EXERCISE DETAILS: Using the entries shown below, output the line containing "Clone this diagram in TikZ.", the line containing "minimum height=39pt] (pair)", and every line between them, exactly. Pictures are omitted.

Rows from a dataset of charts and code:
%%
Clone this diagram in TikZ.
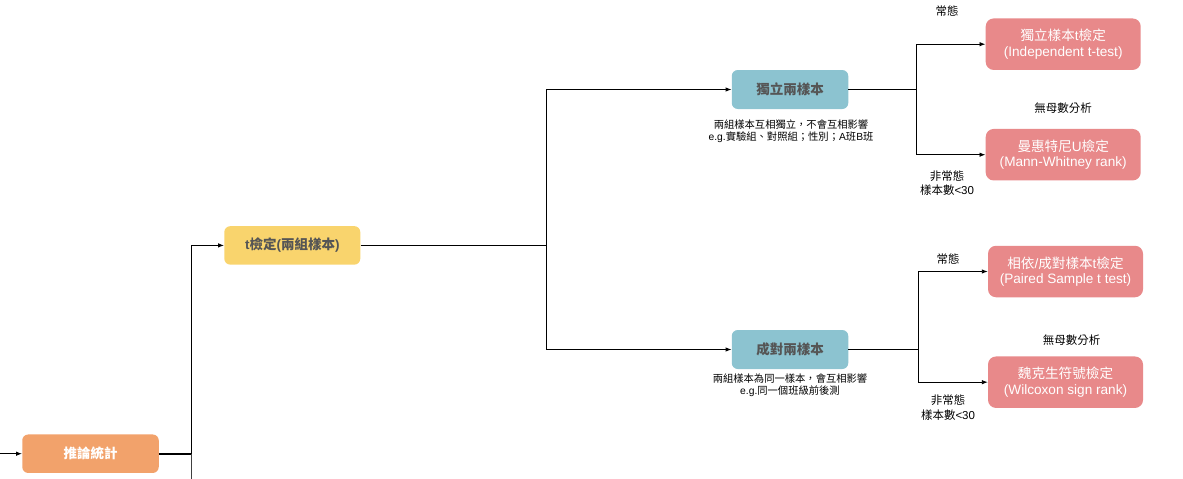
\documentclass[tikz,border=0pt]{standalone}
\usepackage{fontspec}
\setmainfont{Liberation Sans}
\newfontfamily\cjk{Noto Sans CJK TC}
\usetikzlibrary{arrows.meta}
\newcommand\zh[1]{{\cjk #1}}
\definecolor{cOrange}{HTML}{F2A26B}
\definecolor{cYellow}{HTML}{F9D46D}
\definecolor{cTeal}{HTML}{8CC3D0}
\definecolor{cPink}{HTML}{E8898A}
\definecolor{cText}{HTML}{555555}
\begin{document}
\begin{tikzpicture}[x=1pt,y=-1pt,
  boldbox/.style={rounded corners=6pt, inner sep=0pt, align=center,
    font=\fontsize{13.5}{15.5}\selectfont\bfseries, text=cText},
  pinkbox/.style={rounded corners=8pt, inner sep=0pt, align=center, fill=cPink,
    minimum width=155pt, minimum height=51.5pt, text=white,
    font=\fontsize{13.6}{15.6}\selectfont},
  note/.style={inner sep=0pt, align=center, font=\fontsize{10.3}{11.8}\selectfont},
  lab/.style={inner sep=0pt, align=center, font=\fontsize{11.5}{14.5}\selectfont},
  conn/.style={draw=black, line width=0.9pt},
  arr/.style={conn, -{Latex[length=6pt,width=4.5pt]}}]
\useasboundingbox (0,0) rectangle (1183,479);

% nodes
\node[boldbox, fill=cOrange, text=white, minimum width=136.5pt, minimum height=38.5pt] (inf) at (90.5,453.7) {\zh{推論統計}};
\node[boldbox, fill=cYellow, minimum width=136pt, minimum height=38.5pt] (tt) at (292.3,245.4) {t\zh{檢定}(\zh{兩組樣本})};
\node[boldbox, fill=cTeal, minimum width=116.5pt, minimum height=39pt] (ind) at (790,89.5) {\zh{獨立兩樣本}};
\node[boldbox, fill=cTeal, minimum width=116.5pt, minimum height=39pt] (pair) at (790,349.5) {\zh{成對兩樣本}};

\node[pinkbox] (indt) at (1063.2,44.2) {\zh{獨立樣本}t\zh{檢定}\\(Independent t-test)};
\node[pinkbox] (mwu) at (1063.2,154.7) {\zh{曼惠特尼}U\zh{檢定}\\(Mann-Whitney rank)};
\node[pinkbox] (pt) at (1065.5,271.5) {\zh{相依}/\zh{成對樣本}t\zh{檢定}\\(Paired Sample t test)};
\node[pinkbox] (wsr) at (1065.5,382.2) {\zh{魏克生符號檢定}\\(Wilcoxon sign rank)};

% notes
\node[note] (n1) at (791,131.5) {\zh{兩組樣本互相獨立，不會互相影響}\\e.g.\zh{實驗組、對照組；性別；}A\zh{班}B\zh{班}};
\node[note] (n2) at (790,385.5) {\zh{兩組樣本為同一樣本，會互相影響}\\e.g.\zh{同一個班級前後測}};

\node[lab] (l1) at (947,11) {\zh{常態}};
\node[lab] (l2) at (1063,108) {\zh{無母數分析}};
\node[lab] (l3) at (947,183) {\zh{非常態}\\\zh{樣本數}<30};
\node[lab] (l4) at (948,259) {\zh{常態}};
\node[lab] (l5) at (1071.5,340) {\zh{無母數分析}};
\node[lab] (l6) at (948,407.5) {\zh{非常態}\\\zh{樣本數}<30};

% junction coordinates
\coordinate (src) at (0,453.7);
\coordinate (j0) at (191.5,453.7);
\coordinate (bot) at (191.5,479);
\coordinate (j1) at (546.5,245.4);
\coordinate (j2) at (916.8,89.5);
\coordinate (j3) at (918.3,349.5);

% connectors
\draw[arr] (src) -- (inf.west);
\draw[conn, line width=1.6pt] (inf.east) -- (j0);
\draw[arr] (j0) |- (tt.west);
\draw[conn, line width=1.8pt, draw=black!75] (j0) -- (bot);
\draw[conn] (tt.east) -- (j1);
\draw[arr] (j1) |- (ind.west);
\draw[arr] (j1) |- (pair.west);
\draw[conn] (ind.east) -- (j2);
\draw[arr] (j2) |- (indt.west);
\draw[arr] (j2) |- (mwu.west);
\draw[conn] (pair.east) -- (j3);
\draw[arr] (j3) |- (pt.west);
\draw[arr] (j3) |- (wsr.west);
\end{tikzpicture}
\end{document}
%%
%%
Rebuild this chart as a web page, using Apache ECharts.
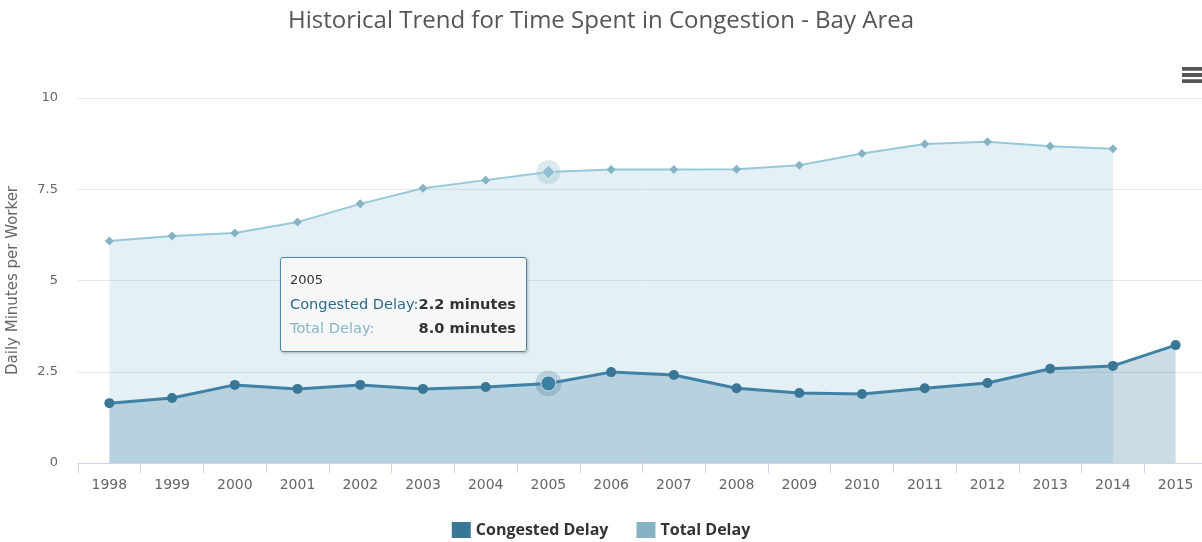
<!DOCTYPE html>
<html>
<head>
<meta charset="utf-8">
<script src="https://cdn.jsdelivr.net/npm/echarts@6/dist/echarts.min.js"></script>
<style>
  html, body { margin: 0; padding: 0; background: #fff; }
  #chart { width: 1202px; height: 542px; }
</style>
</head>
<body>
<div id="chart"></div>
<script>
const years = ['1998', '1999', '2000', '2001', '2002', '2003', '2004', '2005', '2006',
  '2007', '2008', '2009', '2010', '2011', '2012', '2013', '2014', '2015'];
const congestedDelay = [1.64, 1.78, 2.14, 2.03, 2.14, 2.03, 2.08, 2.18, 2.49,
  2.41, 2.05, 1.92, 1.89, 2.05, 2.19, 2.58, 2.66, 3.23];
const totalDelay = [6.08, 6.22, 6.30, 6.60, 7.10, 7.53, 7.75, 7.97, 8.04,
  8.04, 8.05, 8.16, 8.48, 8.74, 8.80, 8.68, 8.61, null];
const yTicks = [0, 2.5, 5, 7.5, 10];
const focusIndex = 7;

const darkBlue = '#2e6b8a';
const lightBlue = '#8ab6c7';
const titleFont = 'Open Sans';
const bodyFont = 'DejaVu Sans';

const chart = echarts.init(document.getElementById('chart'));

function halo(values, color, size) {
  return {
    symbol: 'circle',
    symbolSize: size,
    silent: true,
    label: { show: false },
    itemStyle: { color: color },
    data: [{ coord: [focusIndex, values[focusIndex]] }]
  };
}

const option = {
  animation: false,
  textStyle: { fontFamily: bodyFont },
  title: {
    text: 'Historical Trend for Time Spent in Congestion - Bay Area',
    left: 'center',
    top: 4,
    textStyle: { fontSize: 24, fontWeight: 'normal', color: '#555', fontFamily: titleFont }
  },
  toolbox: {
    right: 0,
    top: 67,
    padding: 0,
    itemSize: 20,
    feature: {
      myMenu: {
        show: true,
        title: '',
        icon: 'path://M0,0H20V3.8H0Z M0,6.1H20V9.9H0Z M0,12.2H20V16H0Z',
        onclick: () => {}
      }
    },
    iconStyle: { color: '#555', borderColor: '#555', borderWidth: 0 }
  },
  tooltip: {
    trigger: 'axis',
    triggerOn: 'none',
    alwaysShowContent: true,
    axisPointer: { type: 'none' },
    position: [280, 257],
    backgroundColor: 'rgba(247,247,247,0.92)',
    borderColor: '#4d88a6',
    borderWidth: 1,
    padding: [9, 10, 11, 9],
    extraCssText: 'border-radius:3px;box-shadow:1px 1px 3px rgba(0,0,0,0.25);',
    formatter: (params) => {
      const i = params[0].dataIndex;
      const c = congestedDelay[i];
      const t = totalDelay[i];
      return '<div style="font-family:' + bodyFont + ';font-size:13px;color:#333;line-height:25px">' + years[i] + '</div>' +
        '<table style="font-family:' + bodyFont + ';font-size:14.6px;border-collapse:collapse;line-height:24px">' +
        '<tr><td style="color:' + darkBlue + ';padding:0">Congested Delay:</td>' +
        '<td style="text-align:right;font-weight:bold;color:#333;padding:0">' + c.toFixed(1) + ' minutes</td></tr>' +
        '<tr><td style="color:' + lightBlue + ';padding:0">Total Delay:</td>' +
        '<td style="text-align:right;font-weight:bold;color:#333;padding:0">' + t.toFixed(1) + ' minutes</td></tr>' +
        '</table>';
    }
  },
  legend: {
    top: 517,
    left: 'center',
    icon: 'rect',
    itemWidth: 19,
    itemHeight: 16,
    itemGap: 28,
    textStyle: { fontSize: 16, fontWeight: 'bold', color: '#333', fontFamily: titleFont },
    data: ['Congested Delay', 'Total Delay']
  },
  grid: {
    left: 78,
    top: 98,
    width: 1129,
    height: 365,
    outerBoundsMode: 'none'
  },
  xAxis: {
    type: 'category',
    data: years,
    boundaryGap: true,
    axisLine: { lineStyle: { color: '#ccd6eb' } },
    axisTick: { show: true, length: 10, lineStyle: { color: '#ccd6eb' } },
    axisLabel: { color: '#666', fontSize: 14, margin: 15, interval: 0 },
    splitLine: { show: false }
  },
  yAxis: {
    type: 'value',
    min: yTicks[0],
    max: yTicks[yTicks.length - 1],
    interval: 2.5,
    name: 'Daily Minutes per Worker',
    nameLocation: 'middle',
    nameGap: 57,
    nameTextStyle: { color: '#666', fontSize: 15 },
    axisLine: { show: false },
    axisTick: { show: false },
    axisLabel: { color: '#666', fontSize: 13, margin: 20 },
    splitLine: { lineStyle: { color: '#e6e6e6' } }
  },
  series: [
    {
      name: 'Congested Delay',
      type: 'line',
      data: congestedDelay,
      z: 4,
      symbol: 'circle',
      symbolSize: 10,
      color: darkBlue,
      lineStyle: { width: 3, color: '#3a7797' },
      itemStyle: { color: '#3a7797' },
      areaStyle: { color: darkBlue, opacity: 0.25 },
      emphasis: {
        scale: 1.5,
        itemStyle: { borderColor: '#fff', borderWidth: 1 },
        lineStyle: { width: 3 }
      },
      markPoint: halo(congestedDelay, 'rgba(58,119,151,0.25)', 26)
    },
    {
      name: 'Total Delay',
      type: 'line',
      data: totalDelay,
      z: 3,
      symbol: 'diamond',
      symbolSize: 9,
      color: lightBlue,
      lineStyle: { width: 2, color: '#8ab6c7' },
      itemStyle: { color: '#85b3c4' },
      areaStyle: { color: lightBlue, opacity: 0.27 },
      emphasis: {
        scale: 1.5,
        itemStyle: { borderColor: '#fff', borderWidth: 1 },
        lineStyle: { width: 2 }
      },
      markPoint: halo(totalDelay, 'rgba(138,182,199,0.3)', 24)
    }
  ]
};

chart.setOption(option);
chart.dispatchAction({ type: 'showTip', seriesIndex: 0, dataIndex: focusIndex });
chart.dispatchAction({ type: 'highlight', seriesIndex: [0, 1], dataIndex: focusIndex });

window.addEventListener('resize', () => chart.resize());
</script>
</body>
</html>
%%
RESULT OF THE TASK:
Clone this diagram in TikZ.
\documentclass[tikz,border=0pt]{standalone}
\usepackage{fontspec}
\setmainfont{Liberation Sans}
\newfontfamily\cjk{Noto Sans CJK TC}
\usetikzlibrary{arrows.meta}
\newcommand\zh[1]{{\cjk #1}}
\definecolor{cOrange}{HTML}{F2A26B}
\definecolor{cYellow}{HTML}{F9D46D}
\definecolor{cTeal}{HTML}{8CC3D0}
\definecolor{cPink}{HTML}{E8898A}
\definecolor{cText}{HTML}{555555}
\begin{document}
\begin{tikzpicture}[x=1pt,y=-1pt,
  boldbox/.style={rounded corners=6pt, inner sep=0pt, align=center,
    font=\fontsize{13.5}{15.5}\selectfont\bfseries, text=cText},
  pinkbox/.style={rounded corners=8pt, inner sep=0pt, align=center, fill=cPink,
    minimum width=155pt, minimum height=51.5pt, text=white,
    font=\fontsize{13.6}{15.6}\selectfont},
  note/.style={inner sep=0pt, align=center, font=\fontsize{10.3}{11.8}\selectfont},
  lab/.style={inner sep=0pt, align=center, font=\fontsize{11.5}{14.5}\selectfont},
  conn/.style={draw=black, line width=0.9pt},
  arr/.style={conn, -{Latex[length=6pt,width=4.5pt]}}]
\useasboundingbox (0,0) rectangle (1183,479);

% nodes
\node[boldbox, fill=cOrange, text=white, minimum width=136.5pt, minimum height=38.5pt] (inf) at (90.5,453.7) {\zh{推論統計}};
\node[boldbox, fill=cYellow, minimum width=136pt, minimum height=38.5pt] (tt) at (292.3,245.4) {t\zh{檢定}(\zh{兩組樣本})};
\node[boldbox, fill=cTeal, minimum width=116.5pt, minimum height=39pt] (ind) at (790,89.5) {\zh{獨立兩樣本}};
\node[boldbox, fill=cTeal, minimum width=116.5pt, minimum height=39pt] (pair) at (790,349.5) {\zh{成對兩樣本}};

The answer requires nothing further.